Saving and trying to generate more jobs has been a priority for the Legislature this session. An education budget that saves every state funded teaching position is an important economic achievement, as well as an educational one.
Other states have not been able to save teacher positions. California is sending out more than 22,000 pink slips to teachers. Georgia is furloughing teachers.

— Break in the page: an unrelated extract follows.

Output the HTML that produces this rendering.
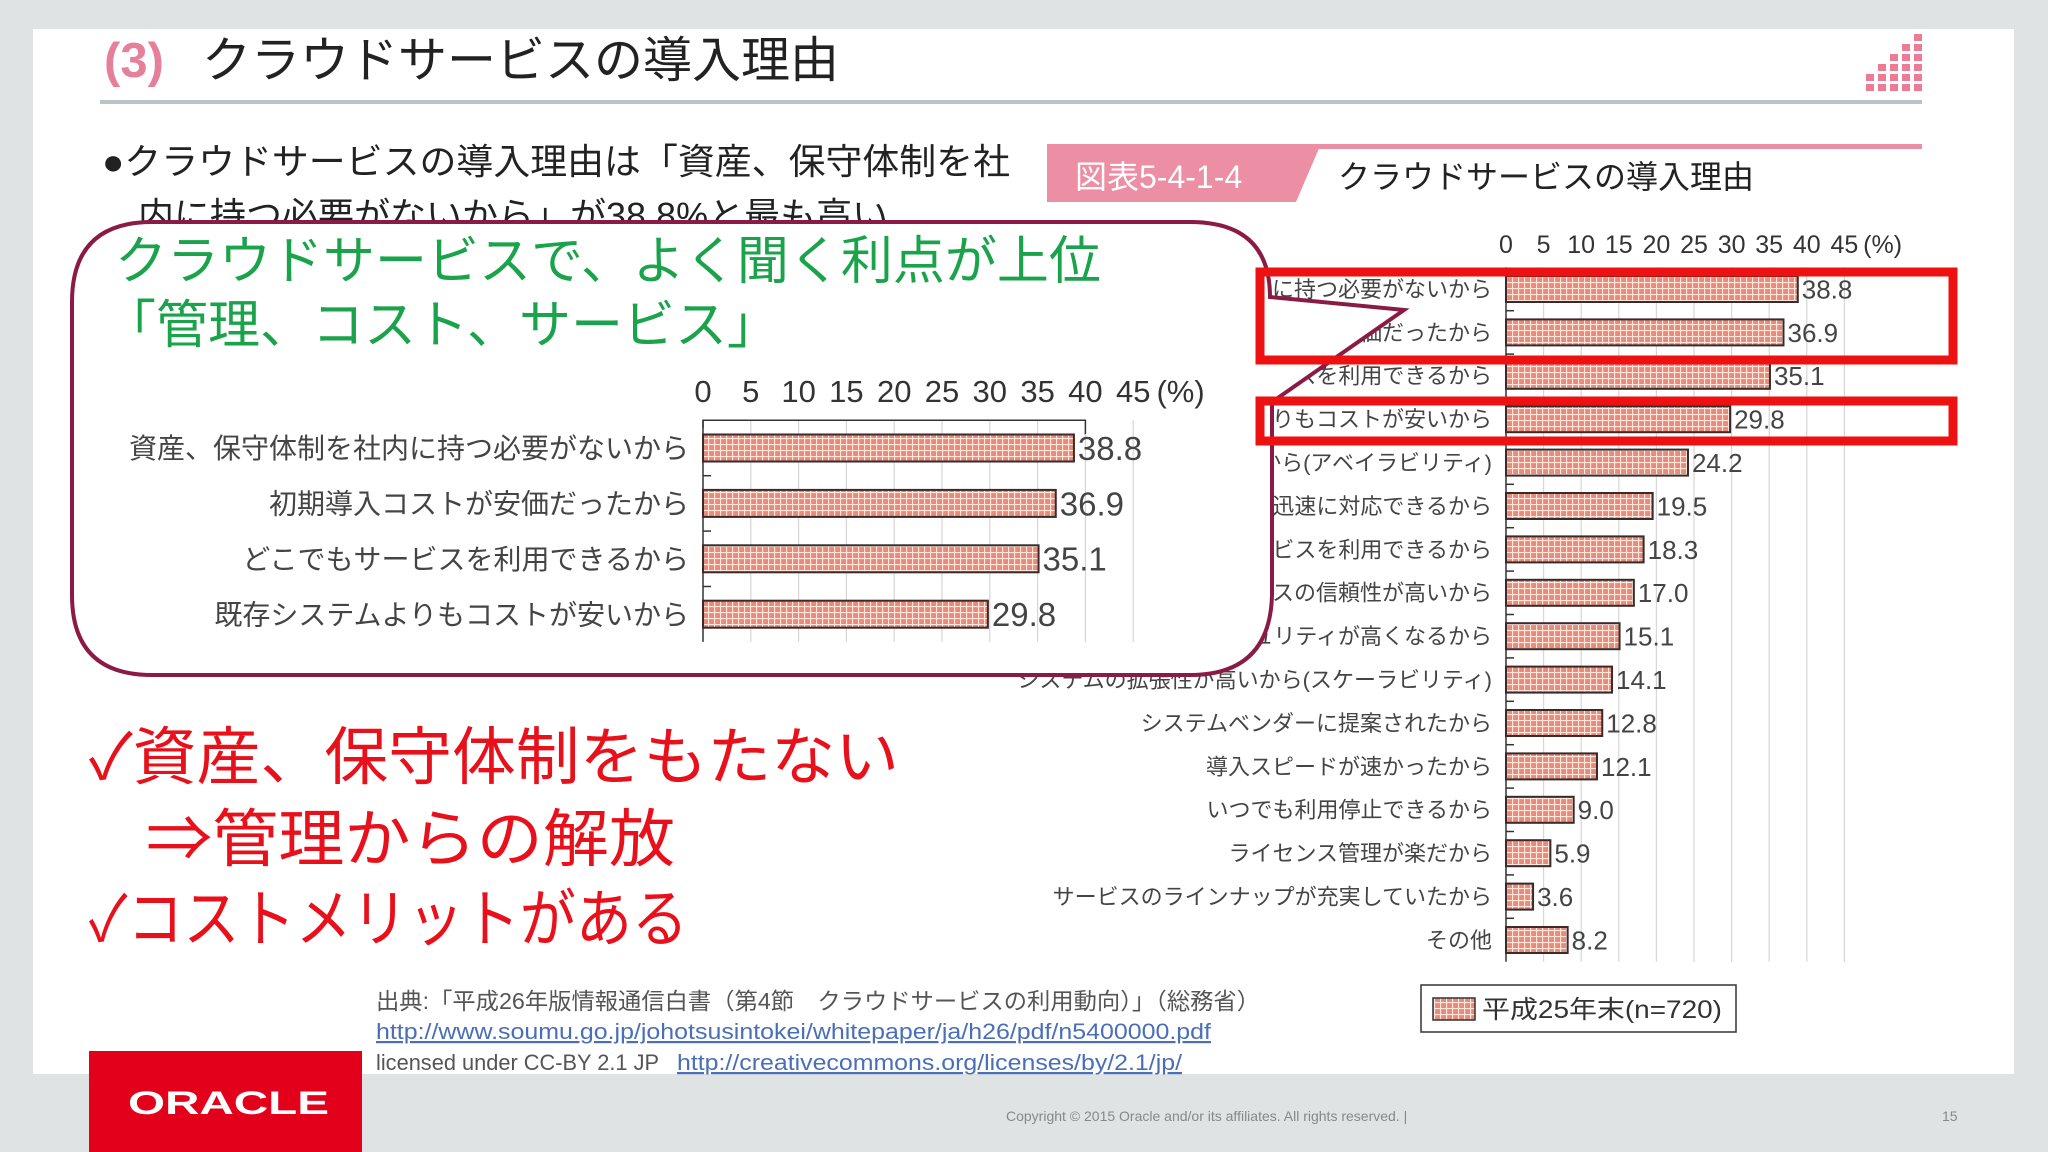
<!DOCTYPE html>
<html><head><meta charset="utf-8">
<style>
html,body{margin:0;padding:0;width:2048px;height:1152px;overflow:hidden;background:#dfe3e3;}
svg text{font-family:"Liberation Sans","Noto Sans CJK JP",sans-serif;}
</style></head>
<body>
<svg id="s" width="2048" height="1152" viewBox="0 0 2048 1152" xmlns="http://www.w3.org/2000/svg">
<defs>
<pattern id="grid" width="6" height="6" patternUnits="userSpaceOnUse">
<rect width="6" height="6" fill="#e98b76"/>
<path d="M0 0.5H6M0.5 0V6" stroke="#fbe7df" stroke-width="1.3"/>
</pattern>
</defs>
<rect x="33" y="29" width="1981" height="1045" fill="#ffffff"/>
<rect x="0" y="1074" width="2048" height="78" fill="#dfe3e3"/>

<text x="104" y="77" font-size="49" font-weight="bold" fill="#e57f9a">(3)</text>
<text x="202" y="77" font-size="49" fill="#222">クラウドサービスの導入理由</text>
<rect x="100" y="100" width="1822" height="4" fill="#b9c3c8"/>
<g id="stairs"></g>

<text x="102" y="174" font-size="36" fill="#222" textLength="908" lengthAdjust="spacingAndGlyphs">●クラウドサービスの導入理由は「資産、保守体制を社</text>
<text x="138" y="228" font-size="36" fill="#222">内に持つ必要がないから」が38.8%と最も高い</text>

<rect x="1047" y="144" width="875" height="5" fill="#ec8ea4"/>
<polygon points="1047,146 1320,146 1296,202 1047,202" fill="#ec8ea4"/>
<text x="1075" y="188" font-size="32" fill="#fff">図表5-4-1-4</text>
<text x="1338" y="188" font-size="32" fill="#222">クラウドサービスの導入理由</text>

<g id="chartR"></g>

<rect x="1421" y="985" width="315" height="47" fill="#fff" stroke="#333" stroke-width="1.5"/>
<rect x="1433" y="998" width="42" height="22" fill="url(#grid)" stroke="#333" stroke-width="1.5"/>
<text x="1482" y="1018" font-size="25" fill="#333" textLength="240" lengthAdjust="spacingAndGlyphs">平成25年末(n=720)</text>

<g id="callout">
<path d="M152,222 H1190 Q1270,222 1270,297 L1404,310 L1272,402 V595 Q1270,675 1190,675 H152 Q72,675 72,595 V302 Q72,222 152,222 Z" fill="#fff" stroke="#8b1a45" stroke-width="4"/>
<text x="115" y="279" font-size="52" fill="#1aa34a">クラウドサービスで、よく聞く利点が上位</text>
<text x="104" y="343" font-size="52" fill="#1aa34a">「管理、コスト、サービス」</text>
<g id="chartC"></g>
</g>

<rect x="1260" y="272" width="693" height="88" fill="none" stroke="#ee1111" stroke-width="9"/>
<rect x="1260" y="401" width="693" height="40" fill="none" stroke="#ee1111" stroke-width="9"/>

<text x="89" y="779" font-size="63" fill="#e8101a" textLength="810" lengthAdjust="spacingAndGlyphs">✓資産、保守体制をもたない</text>
<text x="146" y="861" font-size="63" fill="#e8101a" textLength="529" lengthAdjust="spacingAndGlyphs">⇒管理からの解放</text>
<text x="89" y="941" font-size="63" fill="#e8101a" textLength="599" lengthAdjust="spacingAndGlyphs">✓コストメリットがある</text>

<text x="376" y="1009" font-size="23" fill="#555" textLength="884" lengthAdjust="spacingAndGlyphs">出典:「平成26年版情報通信白書（第4節　クラウドサービスの利用動向）」（総務省）</text>
<text x="376" y="1039" font-size="22" fill="#4a6fb8" text-decoration="underline" textLength="835" lengthAdjust="spacingAndGlyphs">http://www.soumu.go.jp/johotsusintokei/whitepaper/ja/h26/pdf/n5400000.pdf</text>
<text x="376" y="1070" font-size="22" fill="#555" textLength="283" lengthAdjust="spacingAndGlyphs">licensed under CC-BY 2.1 JP</text>
<text x="677" y="1070" font-size="22" fill="#4a6fb8" text-decoration="underline" textLength="505" lengthAdjust="spacingAndGlyphs">http://creativecommons.org/licenses/by/2.1/jp/</text>

<rect x="89" y="1051" width="273" height="101" fill="#e2001a"/>
<text x="128" y="1114" font-size="32" font-weight="bold" fill="#fff" textLength="201" lengthAdjust="spacingAndGlyphs">ORACLE</text>
<text x="1006" y="1121" font-size="14" fill="#888">Copyright © 2015 Oracle and/or its affiliates. All rights reserved.  |</text>
<text x="1942" y="1121" font-size="14" fill="#888">15</text>
</svg>
<script>
const categories = ["資産、保守体制を社内に持つ必要がないから","初期導入コストが安価だったから","どこでもサービスを利用できるから","既存システムよりもコストが安いから","安定運用、可用性が高くなるから(アベイラビリティ)","システムの容量の変更などが迅速に対応できるから","災害時のバックアップとしてサービスを利用できるから","サービスの信頼性が高いから","情報漏洩などに対するセキュリティが高くなるから","システムの拡張性が高いから(スケーラビリティ)","システムベンダーに提案されたから","導入スピードが速かったから","いつでも利用停止できるから","ライセンス管理が楽だから","サービスのラインナップが充実していたから","その他"];
const values = [38.8,36.9,35.1,29.8,24.2,19.5,18.3,17.0,15.1,14.1,12.8,12.1,9.0,5.9,3.6,8.2];
const valueLabels = ["38.8","36.9","35.1","29.8","24.2","19.5","18.3","17.0","15.1","14.1","12.8","12.1","9.0","5.9","3.6","8.2"];
const tickValues = [0,5,10,15,20,25,30,35,40,45];
const calloutCategories = ["資産、保守体制を社内に持つ必要がないから","初期導入コストが安価だったから","どこでもサービスを利用できるから","既存システムよりもコストが安いから"];
const calloutValues = [38.8,36.9,35.1,29.8];
const calloutLabels = ["38.8","36.9","35.1","29.8"];

const NS = "http://www.w3.org/2000/svg";
function mk(tag, attrs, parent, text){
  const e = document.createElementNS(NS, tag);
  for (const k in attrs) e.setAttribute(k, attrs[k]);
  if (text !== undefined) e.textContent = text;
  parent.appendChild(e);
  return e;
}

function drawChart(g, cats, vals, labs, o){
  const x = v => o.x0 + v * o.ppu;
  const yc = i => o.y0 + i * o.step;
  const top = yc(0) - o.step/2, bot = yc(cats.length-1) + o.step/2;
  tickValues.forEach(t => {
    if (t > 0) {
      const l = mk('line', {x1:x(t), x2:x(t), y1:top, y2:bot, stroke:'#d6d6d6', 'stroke-width':1.2}, g);
      
      
    }
    const tl = mk('text', {x:x(t), y:o.tickY, 'font-size':o.tickFs, fill:'#333', 'text-anchor':'middle'}, g, String(t));
    
    
  });
  const pct = mk('text', {x:x(45)+o.tickFs*0.75, y:o.tickY, 'font-size':o.tickFs, fill:'#333'}, g, '(%)');
  
  
  if (o.frameTop) {
    const f = mk('path', {d:`M${o.x0} ${top+8}V${top}H${x(40)}V${top+14}`, fill:'none', stroke:'#333', 'stroke-width':1.5}, g);
    
    
  }
  const ax = mk('line', {x1:o.x0, x2:o.x0, y1:top, y2:bot, stroke:'#333', 'stroke-width':1.5}, g);
  
  
  cats.forEach((c, i) => {
    if (i > 0) {
      const tk = mk('line', {x1:o.x0, x2:o.x0+8, y1:yc(i)-o.step/2, y2:yc(i)-o.step/2, stroke:'#333', 'stroke-width':1.5}, g);
      
      
    }
    const b = mk('rect', {x:o.x0, y:yc(i)-o.bh/2, width:x(vals[i])-o.x0, height:o.bh, fill:'url(#grid)', stroke:'#3a2a2a', 'stroke-width':2}, g);
    
    
    const lb = mk('text', {x:o.x0-o.labGap, y:yc(i)+o.labFs*0.36, 'font-size':o.labFs, fill:'#444', 'text-anchor':'end'}, g, c);
    
    
    const vl = mk('text', {x:x(vals[i])+4, y:yc(i)+o.valFs*0.36, 'font-size':o.valFs, fill:'#444'}, g, labs[i]);
    
    
  });
}

drawChart(document.getElementById('chartR'), categories, values, valueLabels,
  {x0:1506, ppu:7.52, y0:289, step:43.4, bh:26, tickY:253, tickFs:25, labFs:22, labGap:14, valFs:26, frameTop:false});
drawChart(document.getElementById('chartC'), calloutCategories, calloutValues, calloutLabels,
  {x0:703, ppu:9.56, y0:448, step:55.4, bh:27, tickY:402, tickFs:31, labFs:28, labGap:14, valFs:33, frameTop:true});

const st = document.getElementById('stairs');
for (let c = 0; c < 5; c++) {
  for (let r = 0; r <= c + 1 && r < 6; r++) {
    const d = mk('rect', {x:1866 + c*12, y:84 - r*10, width:8, height:7, fill:'#ec7b95'}, st);
    
    
  }
}
</script>
</body></html>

Florida is losing thousands.
Keeping teachers is in the classroom is not only good for the economy, but it is also critical to maintaining education progress in our state.
State reading scores have just been published and once again Alabama was only of a handful of states that showed progress.
Alabama had the largest gains in reading scores over the past five years, due to the hard work of teachers and students, along with the award-winning Alabama Reading Initiative.
Keeping teachers prevents larger class sizes, and helps ensure progress like the reading scores will continue.
It may sound like a clich/, but there is no learning without a teacher.
The rest of the education budget is not pretty, but it does the best we can under the circumstances. It funds the Reading Initiative, as well the Alabama Math and Science initiative and the distance-learning program at the prorated 2010 level.
That’s not good, but enough to keep them going.
Textbooks are funded at a level where only things like worksheets and workbooks for grades three and under are funded. For the second straight year there will be no new books for higher grades.
Transportation is slashed, library funds have been eliminated, and new technology has been removed from the budget.
Teachers will have to continue to sacrifice. Classroom supplies have been eliminated, meaning that teachers will once again have to dig deeper into their own pockets to buy the things they need for their classroom.
And their health insurance has been level funded, meaning they will have to pay higher premiums as costs continue to go up. This is the price to pay for saving teaching jobs.
It is a tough budget.
Yet, in the most difficult economic times in a generation, it maintains teachers in the classroom so they can do their job getting the next generation ready for a better economy tomorrow.
Hopefully, that better economy is just around the corner.
Johnny Mack Morrow is a state representative for Franklin County. His column appears each Wednesday.